La verdad es que donde más cómodo me siento es cuando escribo libros de los que yo llamo “de frontera”; es decir, libros que suelen publicarse en colecciones juveniles pero que también le pueden interesar a un lector adulto. Y los que me resultan más difíciles son las narraciones para primeros lectores, un terreno que no considero nada fácil; se trata de textos que tienen que ser formalmente sencillos y, a la vez, contar una historia sugerente y que refleje una visión original del mundo.
En los últimos años te has entregado a “rejuvenecer” tus textos, llevando más allá el concepto de reedición y creando una categoría nueva que no es muy habitual en los escritores actuales. Tus textos aparecen en nuevas ediciones, actualizadas o modernizadas y tú reescribes los textos, añades, quitas, pones y el resultado es un texto que conserva su espíritu inicial pero que va más allá de él. ¿A qué responde este proceso de reescritura? ¿Tiene que ver, tal vez, con un carácter perfeccionista…?

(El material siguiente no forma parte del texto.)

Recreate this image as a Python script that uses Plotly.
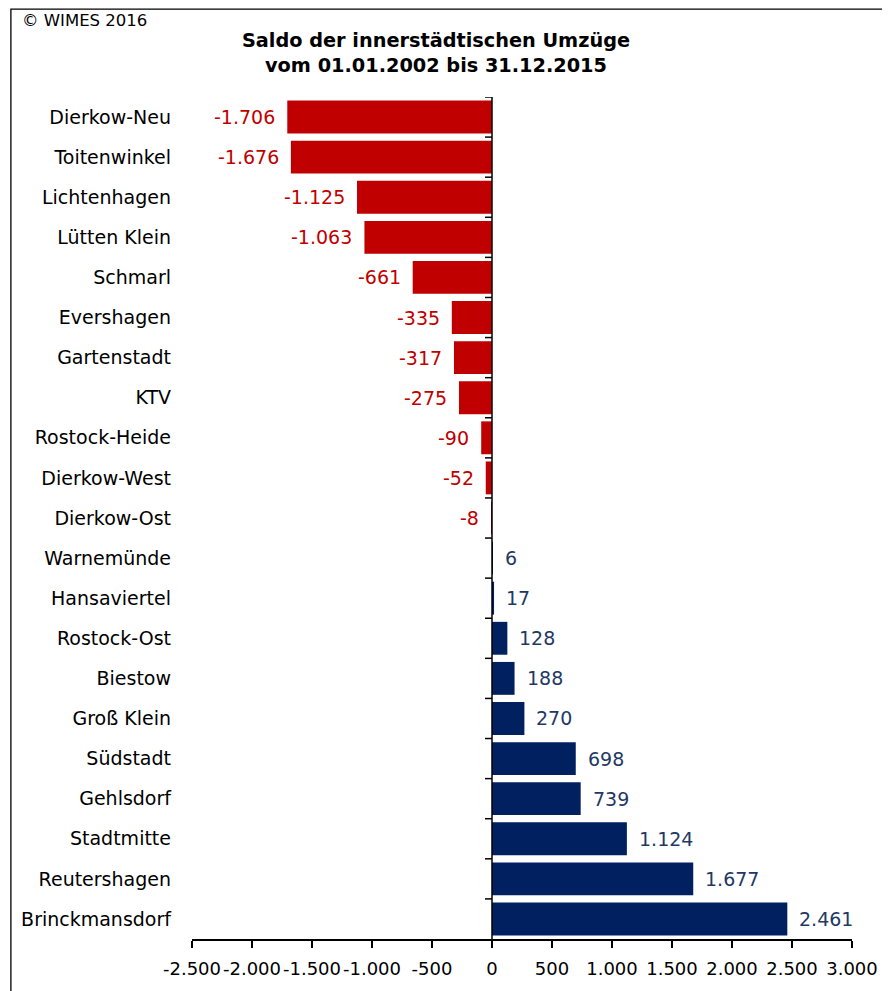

Esta obsesión mía por reescribir los textos responde, en parte, a un hecho bastante sencillo. En mis primeros libros yo tenía otra posición diferente ante la escritura, no era mi ocupación más relevante, y además sabía menos del oficio. Esto cambió con el paso de los años, el tiempo hizo que me diera cuenta de los fallos formales de lo que llevaba publicado. De ahí el intenso proceso de reescritura, que afectó sobre todo a los libros escritos antes de 1996. Tuve la suerte de que los editores me permitieran rehacerlos y creo que el trabajo valió la pena: las nuevas ediciones de Cuentos por palabras o de Cartas de invierno, por poner dos ejemplos, son mucho mejores que las originales. Las historias no han cambiado, y creo que tampoco el espíritu de los libros, pero técnicamente están mucho mejor resueltos.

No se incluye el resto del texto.